Reproduce exactly the lines of the material beneath, from the line that contains "The picture is" to the line that contains "null, null, null]", both included, and no other lines.

Entries with chart source code
--- begin ---

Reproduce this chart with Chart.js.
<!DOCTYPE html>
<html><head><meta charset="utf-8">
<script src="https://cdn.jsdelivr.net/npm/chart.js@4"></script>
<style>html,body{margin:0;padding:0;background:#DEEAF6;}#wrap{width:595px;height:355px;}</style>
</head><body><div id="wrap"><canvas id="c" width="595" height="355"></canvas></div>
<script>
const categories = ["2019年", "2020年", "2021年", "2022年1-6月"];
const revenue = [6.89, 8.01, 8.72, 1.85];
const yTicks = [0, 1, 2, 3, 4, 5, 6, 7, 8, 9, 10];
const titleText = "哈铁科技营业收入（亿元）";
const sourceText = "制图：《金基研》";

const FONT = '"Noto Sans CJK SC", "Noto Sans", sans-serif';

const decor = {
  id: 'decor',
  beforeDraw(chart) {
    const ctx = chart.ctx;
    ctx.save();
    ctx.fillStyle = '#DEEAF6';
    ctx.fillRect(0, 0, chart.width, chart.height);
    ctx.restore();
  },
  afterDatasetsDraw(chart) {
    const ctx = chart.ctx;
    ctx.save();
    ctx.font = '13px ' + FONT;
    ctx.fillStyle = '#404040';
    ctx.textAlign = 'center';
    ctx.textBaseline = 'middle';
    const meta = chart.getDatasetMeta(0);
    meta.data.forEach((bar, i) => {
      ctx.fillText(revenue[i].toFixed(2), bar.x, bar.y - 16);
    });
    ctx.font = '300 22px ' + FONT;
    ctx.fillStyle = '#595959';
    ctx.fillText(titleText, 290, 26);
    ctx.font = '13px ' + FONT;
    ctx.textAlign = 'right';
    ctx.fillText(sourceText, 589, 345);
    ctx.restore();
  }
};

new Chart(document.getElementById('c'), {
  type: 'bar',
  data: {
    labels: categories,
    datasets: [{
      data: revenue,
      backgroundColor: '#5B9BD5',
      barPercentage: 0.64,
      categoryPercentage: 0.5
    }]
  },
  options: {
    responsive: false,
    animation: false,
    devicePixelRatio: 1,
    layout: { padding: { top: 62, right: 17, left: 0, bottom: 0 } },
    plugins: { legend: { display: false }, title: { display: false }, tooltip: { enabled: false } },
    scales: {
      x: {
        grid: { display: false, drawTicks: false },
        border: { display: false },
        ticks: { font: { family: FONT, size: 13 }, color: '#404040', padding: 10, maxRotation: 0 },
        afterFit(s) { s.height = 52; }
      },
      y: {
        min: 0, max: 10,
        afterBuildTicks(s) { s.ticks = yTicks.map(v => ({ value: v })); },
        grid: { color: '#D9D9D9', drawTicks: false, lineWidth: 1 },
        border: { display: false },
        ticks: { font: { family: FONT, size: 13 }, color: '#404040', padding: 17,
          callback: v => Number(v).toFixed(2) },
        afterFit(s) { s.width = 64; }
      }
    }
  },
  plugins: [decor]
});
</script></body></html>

--- end ---
--- begin ---

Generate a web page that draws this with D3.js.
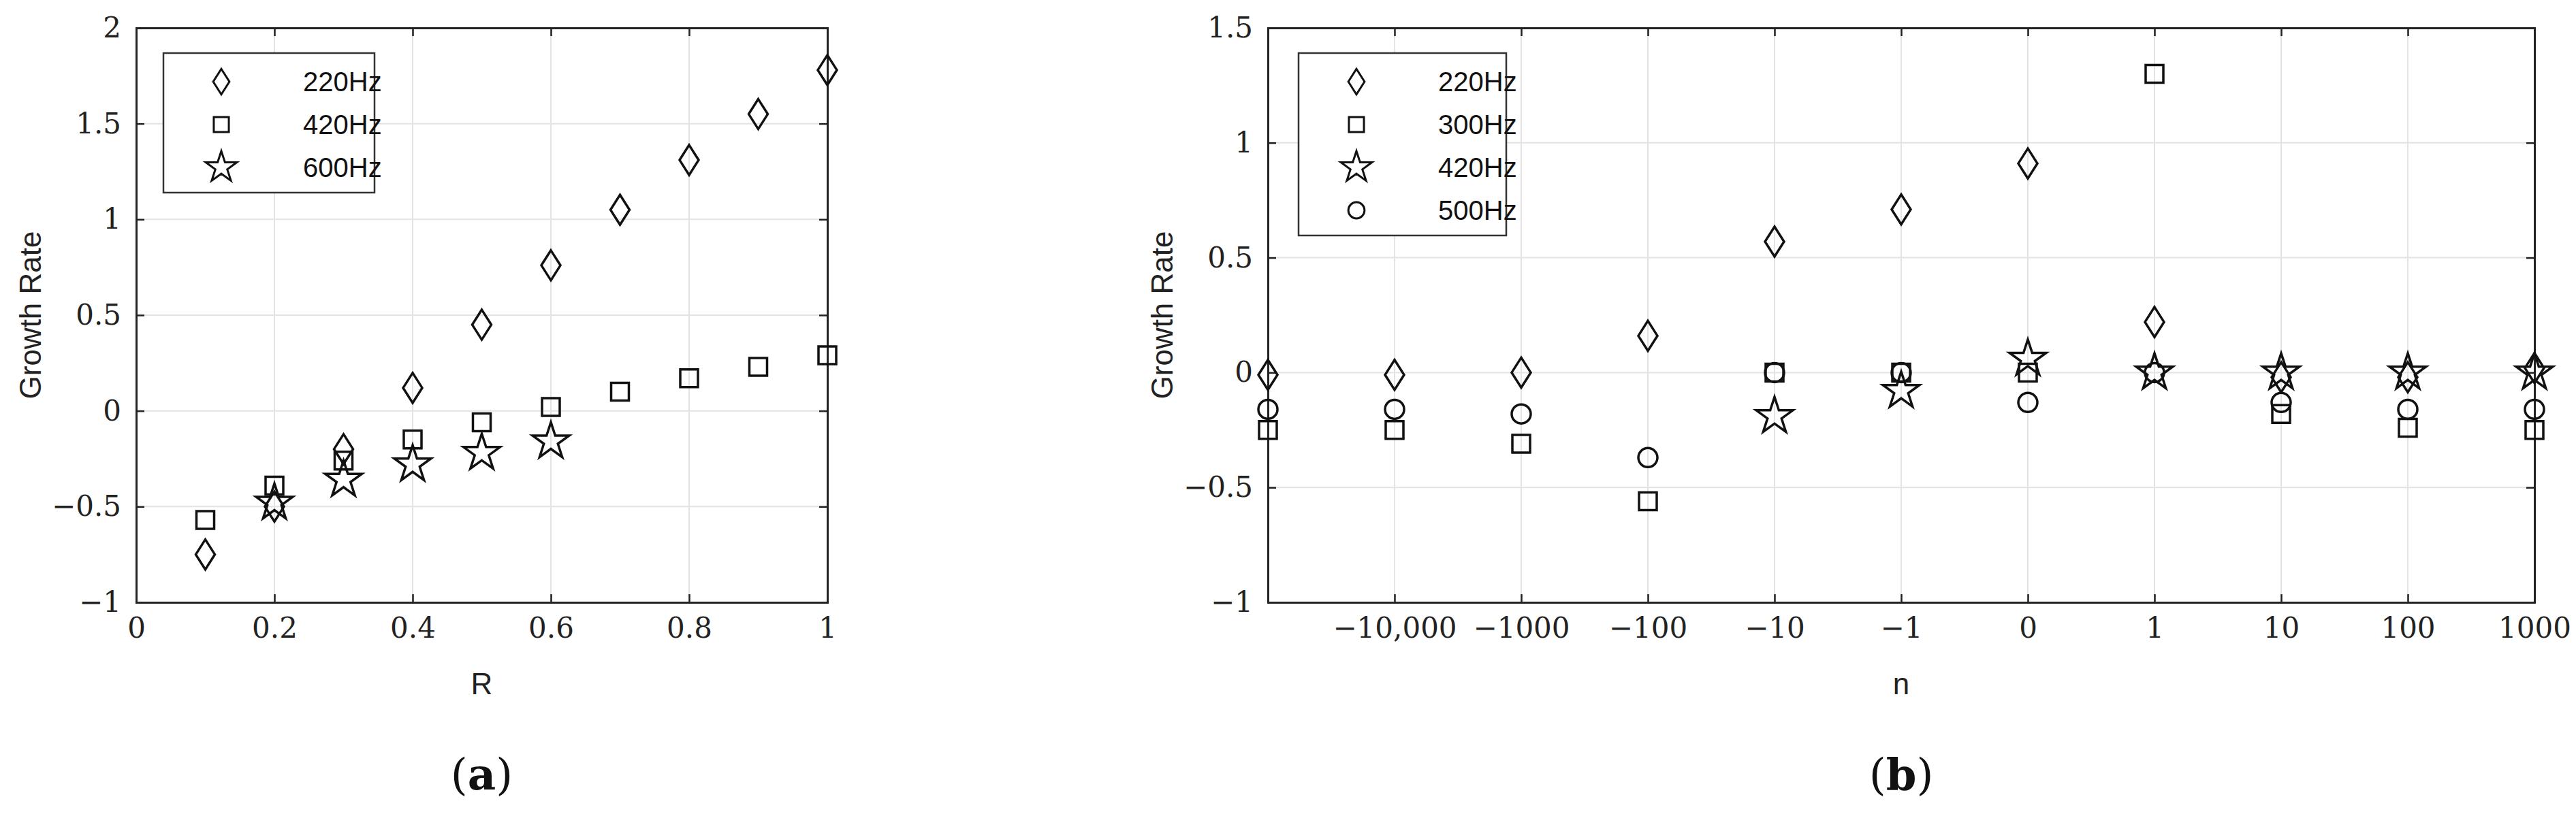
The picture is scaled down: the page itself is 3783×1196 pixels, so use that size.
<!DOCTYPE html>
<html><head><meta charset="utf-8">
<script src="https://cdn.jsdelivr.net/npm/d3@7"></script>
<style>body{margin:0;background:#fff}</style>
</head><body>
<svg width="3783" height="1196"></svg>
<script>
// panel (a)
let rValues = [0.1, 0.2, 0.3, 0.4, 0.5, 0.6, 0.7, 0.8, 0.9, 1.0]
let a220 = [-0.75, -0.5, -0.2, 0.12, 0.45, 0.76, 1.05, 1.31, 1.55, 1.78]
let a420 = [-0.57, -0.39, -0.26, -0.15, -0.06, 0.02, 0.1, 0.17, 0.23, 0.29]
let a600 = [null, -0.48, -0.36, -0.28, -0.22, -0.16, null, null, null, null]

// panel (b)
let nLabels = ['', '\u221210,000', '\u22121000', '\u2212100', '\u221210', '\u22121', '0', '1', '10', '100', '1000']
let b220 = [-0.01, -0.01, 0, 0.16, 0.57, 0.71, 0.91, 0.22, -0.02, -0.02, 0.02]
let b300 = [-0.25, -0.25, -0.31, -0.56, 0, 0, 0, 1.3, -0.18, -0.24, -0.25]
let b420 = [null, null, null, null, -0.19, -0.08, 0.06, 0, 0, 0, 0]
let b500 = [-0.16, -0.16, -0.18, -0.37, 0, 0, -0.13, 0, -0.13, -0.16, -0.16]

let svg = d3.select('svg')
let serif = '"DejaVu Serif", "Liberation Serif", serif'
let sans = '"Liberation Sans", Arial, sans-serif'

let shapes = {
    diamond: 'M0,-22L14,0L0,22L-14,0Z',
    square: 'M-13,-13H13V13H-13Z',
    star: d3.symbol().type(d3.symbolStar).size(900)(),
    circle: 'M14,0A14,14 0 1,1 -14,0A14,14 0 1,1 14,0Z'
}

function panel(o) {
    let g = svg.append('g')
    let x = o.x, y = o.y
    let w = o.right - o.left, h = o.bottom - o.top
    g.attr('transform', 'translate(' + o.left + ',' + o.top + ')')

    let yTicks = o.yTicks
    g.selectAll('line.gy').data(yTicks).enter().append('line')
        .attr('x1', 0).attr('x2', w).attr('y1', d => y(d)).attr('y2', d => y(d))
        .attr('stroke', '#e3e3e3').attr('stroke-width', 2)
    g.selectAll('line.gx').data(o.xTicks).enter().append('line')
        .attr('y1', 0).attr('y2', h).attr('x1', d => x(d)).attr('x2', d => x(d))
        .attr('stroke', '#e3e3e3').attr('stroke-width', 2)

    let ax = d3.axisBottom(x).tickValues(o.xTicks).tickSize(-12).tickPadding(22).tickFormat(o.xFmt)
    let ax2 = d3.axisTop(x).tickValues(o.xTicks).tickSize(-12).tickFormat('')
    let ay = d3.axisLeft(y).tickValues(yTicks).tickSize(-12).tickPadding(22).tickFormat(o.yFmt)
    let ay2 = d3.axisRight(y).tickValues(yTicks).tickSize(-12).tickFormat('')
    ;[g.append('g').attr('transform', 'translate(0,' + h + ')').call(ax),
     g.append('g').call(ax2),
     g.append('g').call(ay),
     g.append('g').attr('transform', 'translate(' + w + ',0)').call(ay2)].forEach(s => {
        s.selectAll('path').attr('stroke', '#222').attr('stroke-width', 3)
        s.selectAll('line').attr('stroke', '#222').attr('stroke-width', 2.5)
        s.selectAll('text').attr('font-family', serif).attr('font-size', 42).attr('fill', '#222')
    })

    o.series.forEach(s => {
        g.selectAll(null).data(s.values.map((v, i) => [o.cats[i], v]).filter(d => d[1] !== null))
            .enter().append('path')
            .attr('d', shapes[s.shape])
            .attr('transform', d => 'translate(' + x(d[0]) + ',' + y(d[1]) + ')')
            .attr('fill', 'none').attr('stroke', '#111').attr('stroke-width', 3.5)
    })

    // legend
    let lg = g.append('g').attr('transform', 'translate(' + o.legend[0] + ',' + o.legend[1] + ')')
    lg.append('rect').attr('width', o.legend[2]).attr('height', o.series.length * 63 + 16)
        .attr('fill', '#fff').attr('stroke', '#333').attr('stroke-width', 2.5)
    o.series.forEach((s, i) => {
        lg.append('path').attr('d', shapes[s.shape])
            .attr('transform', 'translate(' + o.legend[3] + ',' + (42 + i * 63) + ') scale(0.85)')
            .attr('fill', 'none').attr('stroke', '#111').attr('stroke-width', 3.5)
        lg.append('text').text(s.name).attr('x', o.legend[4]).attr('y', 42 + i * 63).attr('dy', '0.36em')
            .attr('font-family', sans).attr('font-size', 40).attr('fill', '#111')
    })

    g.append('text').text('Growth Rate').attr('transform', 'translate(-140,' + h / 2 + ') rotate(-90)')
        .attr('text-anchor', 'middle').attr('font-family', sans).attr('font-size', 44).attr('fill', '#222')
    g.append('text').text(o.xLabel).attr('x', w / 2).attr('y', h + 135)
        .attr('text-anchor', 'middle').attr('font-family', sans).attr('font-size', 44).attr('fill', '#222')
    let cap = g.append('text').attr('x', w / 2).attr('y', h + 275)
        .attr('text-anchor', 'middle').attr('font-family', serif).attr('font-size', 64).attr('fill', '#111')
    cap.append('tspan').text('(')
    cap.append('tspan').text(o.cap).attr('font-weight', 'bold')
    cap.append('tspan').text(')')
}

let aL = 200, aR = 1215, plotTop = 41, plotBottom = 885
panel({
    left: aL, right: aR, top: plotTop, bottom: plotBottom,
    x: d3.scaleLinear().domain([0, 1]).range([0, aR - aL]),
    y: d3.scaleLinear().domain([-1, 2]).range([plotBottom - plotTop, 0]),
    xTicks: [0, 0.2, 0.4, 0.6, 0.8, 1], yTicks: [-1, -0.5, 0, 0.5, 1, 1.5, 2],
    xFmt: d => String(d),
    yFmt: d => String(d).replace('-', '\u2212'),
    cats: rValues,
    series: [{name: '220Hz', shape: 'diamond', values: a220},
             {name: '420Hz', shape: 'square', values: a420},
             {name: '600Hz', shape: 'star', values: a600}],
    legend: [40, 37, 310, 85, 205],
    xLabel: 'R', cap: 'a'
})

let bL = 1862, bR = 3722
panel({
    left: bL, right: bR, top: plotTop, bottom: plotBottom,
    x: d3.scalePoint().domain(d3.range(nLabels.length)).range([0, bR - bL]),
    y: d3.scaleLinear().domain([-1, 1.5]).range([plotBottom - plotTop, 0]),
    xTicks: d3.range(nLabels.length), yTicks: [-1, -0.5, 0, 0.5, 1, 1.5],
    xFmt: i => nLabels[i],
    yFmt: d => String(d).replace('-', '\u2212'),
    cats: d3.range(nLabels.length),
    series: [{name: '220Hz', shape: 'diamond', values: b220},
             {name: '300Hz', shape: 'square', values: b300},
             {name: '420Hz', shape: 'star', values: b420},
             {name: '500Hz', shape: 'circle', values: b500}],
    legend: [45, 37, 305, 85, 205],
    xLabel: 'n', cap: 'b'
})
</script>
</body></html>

--- end ---

Finished task:
The picture is scaled down: the page itself is 3783×1196 pixels, so use that size.
<!DOCTYPE html>
<html><head><meta charset="utf-8">
<script src="https://cdn.jsdelivr.net/npm/d3@7"></script>
<style>body{margin:0;background:#fff}</style>
</head><body>
<svg width="3783" height="1196"></svg>
<script>
// panel (a)
let rValues = [0.1, 0.2, 0.3, 0.4, 0.5, 0.6, 0.7, 0.8, 0.9, 1.0]
let a220 = [-0.75, -0.5, -0.2, 0.12, 0.45, 0.76, 1.05, 1.31, 1.55, 1.78]
let a420 = [-0.57, -0.39, -0.26, -0.15, -0.06, 0.02, 0.1, 0.17, 0.23, 0.29]
let a600 = [null, -0.48, -0.36, -0.28, -0.22, -0.16, null, null, null, null]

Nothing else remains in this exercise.